Despite many in the crypto community disliking the idea of “Bitcoin as an asset” rather than a currency, there’s no denying that Bitcoin has been dominating the market in terms of value increased since May 5th of this year.
Since Bitcoin’s dip in December 2018, the currency has consistently outperformed other holdings (“hodlings”) in a time where international relations have been strained, and future market possibilities uncertain.
Since the detention of Meng Wanzhou in Vancouver, Canada, relations between China and both the US and Canada can be described as tense, to say the least. Meng was detained for extradition on behalf of the US, for the crime of violating US sanctions against Iran.

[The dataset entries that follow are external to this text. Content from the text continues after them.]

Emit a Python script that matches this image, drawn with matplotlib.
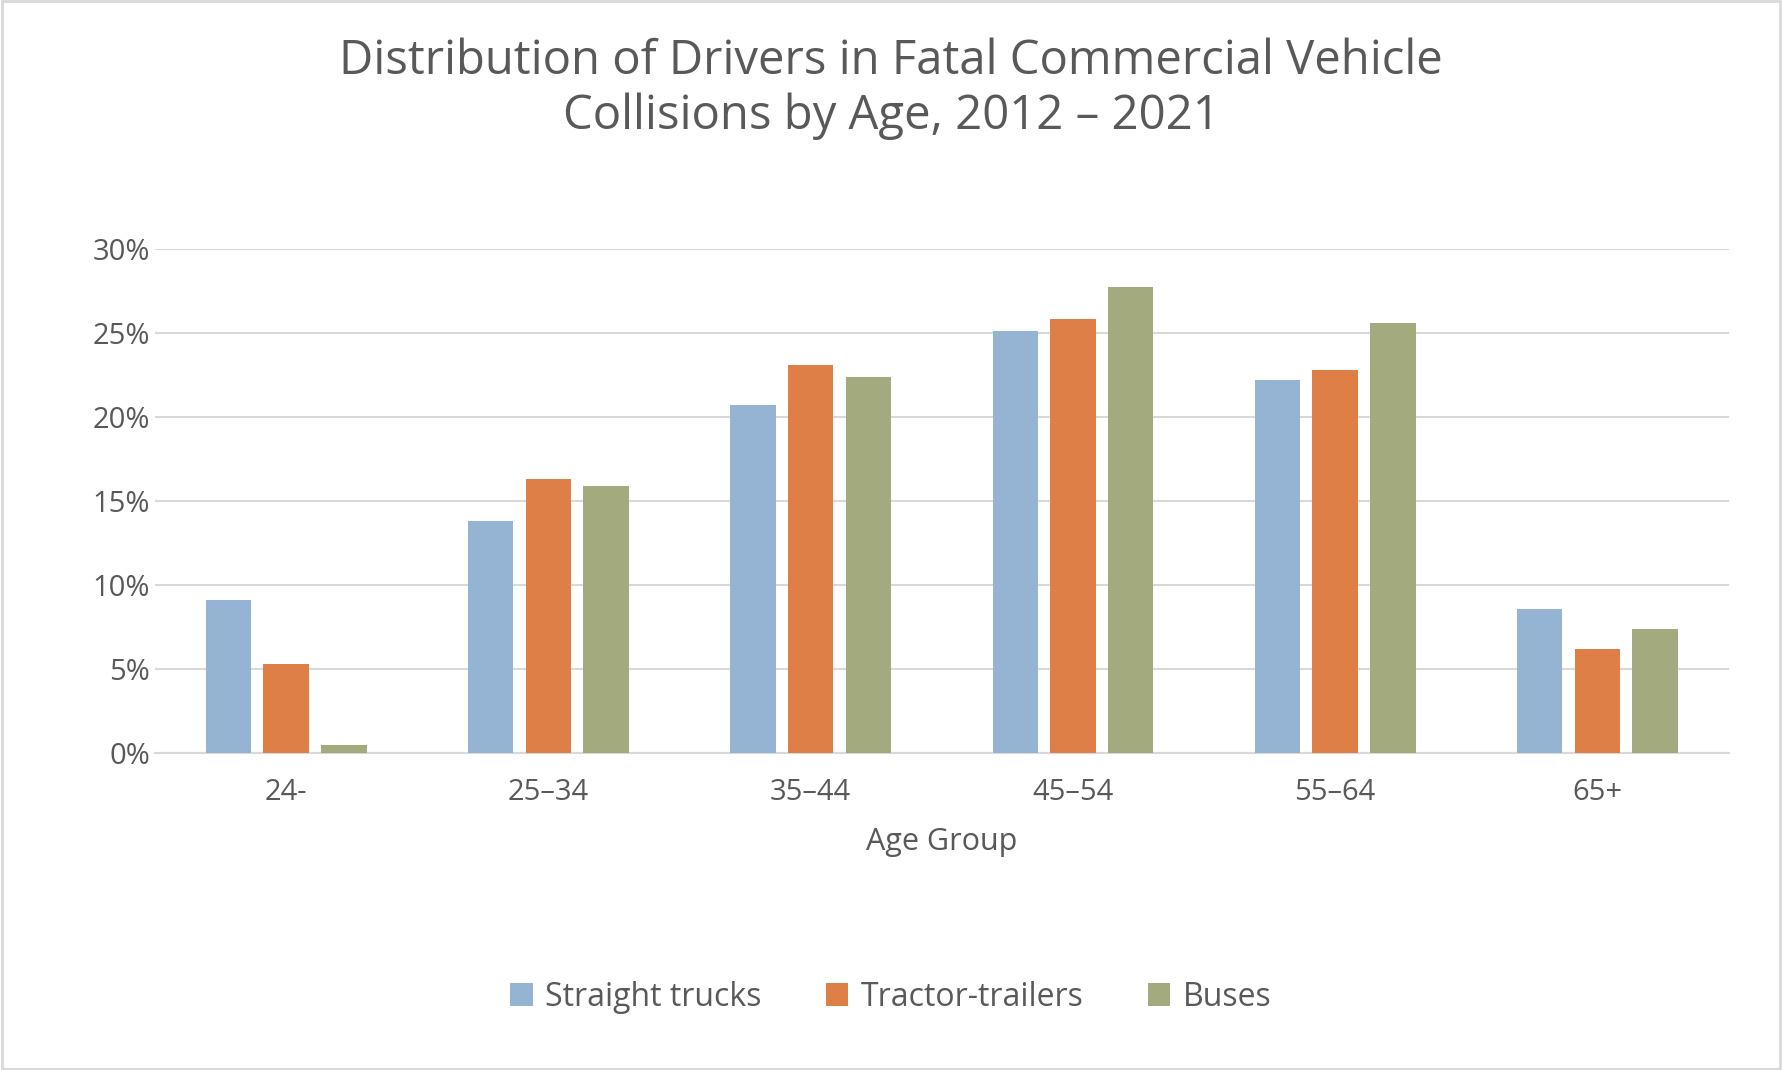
import matplotlib.pyplot as plt
import matplotlib.patches as mpatches
import numpy as np

plt.rcParams['font.family'] = 'Open Sans'

groups = ['24-', '25–34', '35–44', '45–54', '55–64', '65+']
straight = [9.1, 13.8, 20.7, 25.1, 22.2, 8.6]
tractor = [5.3, 16.3, 23.1, 25.8, 22.8, 6.2]
buses = [0.5, 15.9, 22.4, 27.7, 25.6, 7.4]
series = ['Straight trucks', 'Tractor-trailers', 'Buses']
colors = ['#95b3d3', '#dd7f46', '#a3ab7e']

fig = plt.figure(figsize=(17.82, 10.70), dpi=100)
ax = fig.add_axes([0.087, 0.296, 0.883, 0.4715])

x = np.arange(len(groups))
w = 0.173
step = 0.22
for i, (vals, c) in enumerate(zip([straight, tractor, buses], colors)):
    ax.bar(x + (i - 1) * step, vals, w, color=c, label=series[i], zorder=3)

ax.set_ylim(0, 30)
ax.set_xlim(-0.5, len(groups) - 0.5)
ax.set_yticks(range(0, 31, 5))
ax.set_yticklabels([f'{v}%' for v in range(0, 31, 5)])
ax.set_xticks(x)
ax.set_xticklabels(groups)
ax.grid(axis='y', color='#d9d9d9', linewidth=1.5, zorder=0)
for s in ['top', 'right', 'left']:
    ax.spines[s].set_visible(False)
ax.spines['bottom'].set_color('#d9d9d9')
ax.spines['bottom'].set_linewidth(1.5)
ax.tick_params(length=0, labelsize=21, colors='#595959')
ax.tick_params(axis='x', pad=18)
ax.set_xlabel('Age Group', fontsize=22, color='#595959', labelpad=14)

fig.suptitle('Distribution of Drivers in Fatal Commercial Vehicle\nCollisions by Age, 2012 – 2021',
             fontsize=34, color='#595959', y=0.965, linespacing=1.2)

fig.legend(loc='center', bbox_to_anchor=(0.5, 0.068), ncol=3, frameon=False,
           fontsize=23, labelcolor='#595959', handlelength=0.7, handleheight=0.7,
           columnspacing=2.0, handletextpad=0.4)

fig.add_artist(mpatches.Rectangle((0.001, 0.001), 0.998, 0.998, transform=fig.transFigure,
                                  fill=False, edgecolor='#d9d9d9', linewidth=2))

fig.savefig('out.png', dpi=100)
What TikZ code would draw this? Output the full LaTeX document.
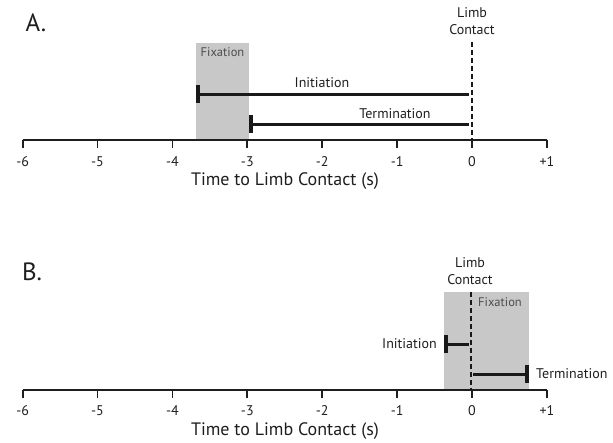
\documentclass[tikz,border=0pt]{standalone}
\usepackage{fontspec}
\setmainfont{PT Sans}
\definecolor{txt}{HTML}{1E1E1E}
\definecolor{fixgray}{HTML}{C8C8C8}
\begin{document}
\begin{tikzpicture}[x=1pt,y=-1pt,
  axisline/.style={line width=1.8pt, draw=txt},
  tickline/.style={line width=1.8pt, draw=txt},
  bar/.style={line width=3pt, draw=black!90},
  capline/.style={line width=3.5pt, draw=black!90},
  contact/.style={line width=1.5pt, draw=black!90, dash pattern=on 5pt off 3pt},
  ticklbl/.style={text=txt, font=\fontsize{14}{16}\selectfont, inner sep=0pt},
  axtitle/.style={text=txt, font=\fontsize{18}{20}\selectfont, inner sep=0pt},
  lbl/.style={text=txt, font=\fontsize{14}{16}\selectfont, inner sep=0pt},
  fixlbl/.style={text=black!70, font=\fontsize{12.5}{14}\selectfont, inner sep=0pt},
  panel/.style={text=txt, font=\fontsize{25}{28}\selectfont, inner sep=0pt},
  contactlbl/.style={text=txt, font=\fontsize{14}{17}\selectfont, inner sep=0pt, align=center}]
\useasboundingbox (0,0) rectangle (613,442);

% ---------------- Panel A ----------------
\node[panel] (pA) at (36,23) {A.};
\fill[fixgray] (196,43) rectangle (249,140);
\node[fixlbl] (fixA) at (222.5,52) {Fixation};
\coordinate (axAl) at (22.6,140);
\coordinate (axAr) at (547,140);
\draw[axisline] (axAl) -- (axAr);
\foreach \v/\t [count=\k] in {-6/-6,-5/-5,-4/-4,-3/-3,-2/-2,-1/-1,0/0,1/+1}{
  \draw[tickline] (472+74.9*\v,140) -- ++(0,8);
  \node[ticklbl] (tA\k) at (472+74.9*\v,162) {\t};
}
\node[axtitle] (titleA) at (285,181) {Time to Limb Contact (s)};
\node[contactlbl] (lcA) at (472,21) {Limb\\Contact};
\coordinate (dAt) at (472,42);
\coordinate (dAb) at (472,140);
\draw[contact] (dAt) -- (dAb);
% Initiation
\coordinate (iAl) at (198,94);
\coordinate (iAr) at (469,94);
\draw[bar] (iAl) -- (iAr);
\draw[capline] (198,85) -- (198,103);
\node[lbl] (iAlbl) at (322,83) {Initiation};
% Termination
\coordinate (tAl) at (251,124);
\coordinate (tAr) at (469,124);
\draw[bar] (tAl) -- (tAr);
\draw[capline] (251,115) -- (251,133);
\node[lbl] (tAlbl) at (395,114) {Termination};

% ---------------- Panel B ----------------
\node[panel] (pB) at (32,272) {B.};
\fill[fixgray] (444,292) rectangle (529,390);
\node[fixlbl] (fixB) at (500,302) {Fixation};
\coordinate (axBl) at (22.6,390);
\coordinate (axBr) at (547,390);
\draw[axisline] (axBl) -- (axBr);
\foreach \v/\t [count=\k] in {-6/-6,-5/-5,-4/-4,-3/-3,-2/-2,-1/-1,0/0,1/+1}{
  \draw[tickline] (472+74.9*\v,390) -- ++(0,8);
  \node[ticklbl] (tB\k) at (472+74.9*\v,411) {\t};
}
\node[axtitle] (titleB) at (285,431) {Time to Limb Contact (s)};
\node[contactlbl] (lcB) at (470,271) {Limb\\Contact};
\coordinate (dBt) at (471,292);
\coordinate (dBb) at (471,390);
\draw[contact] (dBt) -- (dBb);
% Initiation
\coordinate (iBl) at (446,344);
\coordinate (iBr) at (469,344);
\draw[bar] (iBl) -- (iBr);
\draw[capline] (446,335) -- (446,353);
\node[lbl, anchor=east] (iBlbl) at (437,344) {Initiation};
% Termination
\coordinate (tBl) at (473,374);
\coordinate (tBr) at (527,374);
\draw[bar] (tBl) -- (tBr);
\draw[capline] (527,365) -- (527,383);
\node[lbl, anchor=west] (tBlbl) at (536,374) {Termination};
\end{tikzpicture}
\end{document}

While politicians have been racking their brains attempting to prevent further depreciating relations between the involved nations, economists have been biting their nails at what is in store for markets. Indeed, looming trade tariffs and restrictions have caused a bearish stock market in both China and the US, and the first federal interest rate cuts since the creation of Bitcoin. While the reality of a recession is growing increasingly near with each day trade is restricted, crypto experts are having a chuckle over rate cuts, likely due to Bitcoin’s bullish inclinations these past weeks.
There may be good reason for crypto enthusiasts not to worry. According to a report done by Digital Currency Group subsidiary Grayscale Investments, Bitcoin has generated a cumulative return of 104.8%, between May 5th and August 7th.
This amount of growth in such a short time is incredible in stock market standards, with stock market investors often expecting annual returns in the range of 12%.
In fact, while Bitcoin has been surging at an incredible rate, other assets (stocks, currencies, etc.) lost an average 0.5%. Despite being net positive, this is especially concerning given the fact that global GDP continues to trend upwards at a far higher rate.
Grayscale reports that this dichotomy between Bitcoin and the rest of the market is a sign that the cryptocurrency can be used to hedge against the trade risks of typical investing, making it possible to “short” the general economy using Bitcoin.
Grayscale previously commented on crypto’s potential to be used during phases of high “liquidity risk”, which the company defined in a previous report as “the risk of a real decline in wealth resulting from an imbalance in the amount of money and credit relative to debt in a given economy.”
The firm further predicted that the potential of blockchain technologies to grow and create value will only stimulate further demand, negating most negative effects of any decline in global markets.